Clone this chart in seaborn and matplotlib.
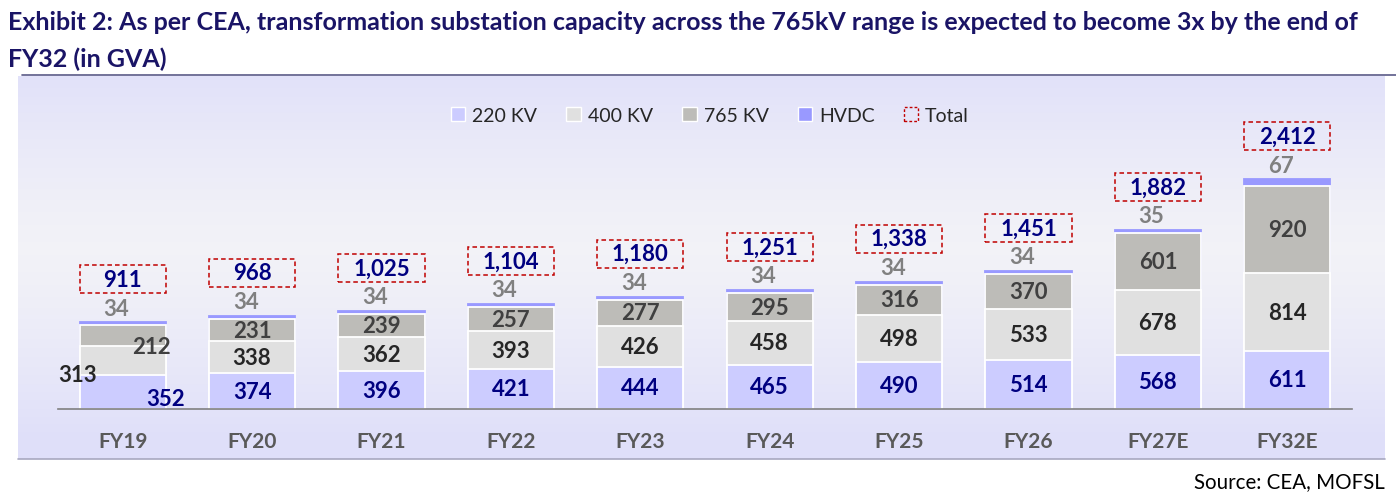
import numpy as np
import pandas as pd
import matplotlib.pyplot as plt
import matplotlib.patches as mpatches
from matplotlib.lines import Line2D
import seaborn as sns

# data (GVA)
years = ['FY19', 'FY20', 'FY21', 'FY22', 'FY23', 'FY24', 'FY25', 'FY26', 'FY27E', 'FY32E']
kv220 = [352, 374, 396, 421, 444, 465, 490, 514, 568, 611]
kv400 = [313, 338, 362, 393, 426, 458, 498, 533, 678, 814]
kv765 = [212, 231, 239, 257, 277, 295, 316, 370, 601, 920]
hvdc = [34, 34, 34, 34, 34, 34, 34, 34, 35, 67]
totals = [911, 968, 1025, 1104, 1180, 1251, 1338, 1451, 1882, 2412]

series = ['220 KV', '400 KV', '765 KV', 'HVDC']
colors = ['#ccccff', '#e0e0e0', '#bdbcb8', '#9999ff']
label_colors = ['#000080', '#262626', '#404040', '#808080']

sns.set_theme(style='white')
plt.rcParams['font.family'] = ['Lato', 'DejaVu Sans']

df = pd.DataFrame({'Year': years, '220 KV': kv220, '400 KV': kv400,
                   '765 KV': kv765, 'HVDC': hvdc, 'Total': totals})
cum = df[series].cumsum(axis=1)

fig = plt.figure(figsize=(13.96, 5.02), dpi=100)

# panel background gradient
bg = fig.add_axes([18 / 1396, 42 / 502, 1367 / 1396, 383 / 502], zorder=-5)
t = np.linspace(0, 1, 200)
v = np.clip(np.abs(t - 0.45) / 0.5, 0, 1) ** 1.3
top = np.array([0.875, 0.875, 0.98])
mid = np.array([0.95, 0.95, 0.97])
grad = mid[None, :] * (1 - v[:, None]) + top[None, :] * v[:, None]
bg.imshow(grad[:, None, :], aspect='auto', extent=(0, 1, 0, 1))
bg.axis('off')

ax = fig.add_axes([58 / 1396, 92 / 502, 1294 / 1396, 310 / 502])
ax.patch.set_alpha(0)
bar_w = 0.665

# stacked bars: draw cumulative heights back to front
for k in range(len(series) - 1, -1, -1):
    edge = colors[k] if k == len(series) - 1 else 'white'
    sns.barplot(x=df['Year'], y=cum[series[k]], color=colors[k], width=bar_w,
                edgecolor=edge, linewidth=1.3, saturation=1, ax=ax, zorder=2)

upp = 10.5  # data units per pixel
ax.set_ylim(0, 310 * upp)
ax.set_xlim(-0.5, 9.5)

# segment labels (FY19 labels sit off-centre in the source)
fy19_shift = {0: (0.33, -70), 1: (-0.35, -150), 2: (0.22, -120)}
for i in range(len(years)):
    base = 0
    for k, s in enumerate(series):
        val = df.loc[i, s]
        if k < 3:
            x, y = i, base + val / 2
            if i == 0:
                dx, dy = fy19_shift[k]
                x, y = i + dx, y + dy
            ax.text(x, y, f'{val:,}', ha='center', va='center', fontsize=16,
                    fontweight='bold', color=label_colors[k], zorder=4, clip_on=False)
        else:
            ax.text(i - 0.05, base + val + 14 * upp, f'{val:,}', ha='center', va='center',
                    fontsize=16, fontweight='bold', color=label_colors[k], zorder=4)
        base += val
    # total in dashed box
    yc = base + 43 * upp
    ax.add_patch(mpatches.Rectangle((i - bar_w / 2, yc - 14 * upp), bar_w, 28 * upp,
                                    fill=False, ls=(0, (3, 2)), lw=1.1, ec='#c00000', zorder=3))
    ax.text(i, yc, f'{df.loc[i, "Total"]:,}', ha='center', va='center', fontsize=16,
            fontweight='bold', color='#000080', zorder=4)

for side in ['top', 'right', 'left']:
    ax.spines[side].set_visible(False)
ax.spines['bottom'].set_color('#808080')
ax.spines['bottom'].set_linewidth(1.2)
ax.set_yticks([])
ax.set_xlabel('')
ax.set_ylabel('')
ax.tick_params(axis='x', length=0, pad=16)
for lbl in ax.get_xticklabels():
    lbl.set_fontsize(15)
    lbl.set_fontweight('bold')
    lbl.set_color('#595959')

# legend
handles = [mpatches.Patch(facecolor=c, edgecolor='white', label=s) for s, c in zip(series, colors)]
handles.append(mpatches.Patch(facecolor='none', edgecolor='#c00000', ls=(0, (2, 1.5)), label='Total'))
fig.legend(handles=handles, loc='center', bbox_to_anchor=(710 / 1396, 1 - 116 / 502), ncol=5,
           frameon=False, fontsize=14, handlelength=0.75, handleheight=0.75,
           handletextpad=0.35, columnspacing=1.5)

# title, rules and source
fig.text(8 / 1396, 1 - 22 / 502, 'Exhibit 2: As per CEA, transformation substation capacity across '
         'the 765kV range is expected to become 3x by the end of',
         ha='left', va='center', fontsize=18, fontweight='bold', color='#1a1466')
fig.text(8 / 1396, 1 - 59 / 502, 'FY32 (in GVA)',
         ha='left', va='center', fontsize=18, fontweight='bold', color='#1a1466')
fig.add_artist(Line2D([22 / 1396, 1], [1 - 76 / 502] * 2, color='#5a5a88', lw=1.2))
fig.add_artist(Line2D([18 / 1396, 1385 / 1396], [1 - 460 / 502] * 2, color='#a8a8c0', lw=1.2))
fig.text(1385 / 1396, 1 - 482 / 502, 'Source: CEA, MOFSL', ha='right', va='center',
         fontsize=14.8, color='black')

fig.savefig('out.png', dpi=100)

DIRECTIONS FOR THIS TASK:
Using the material above, report each line where "matplotlib" occurs.

EXERCISE RESULT:
Clone this chart in seaborn and matplotlib.
import matplotlib.pyplot as plt
import matplotlib.patches as mpatches
from matplotlib.lines import Line2D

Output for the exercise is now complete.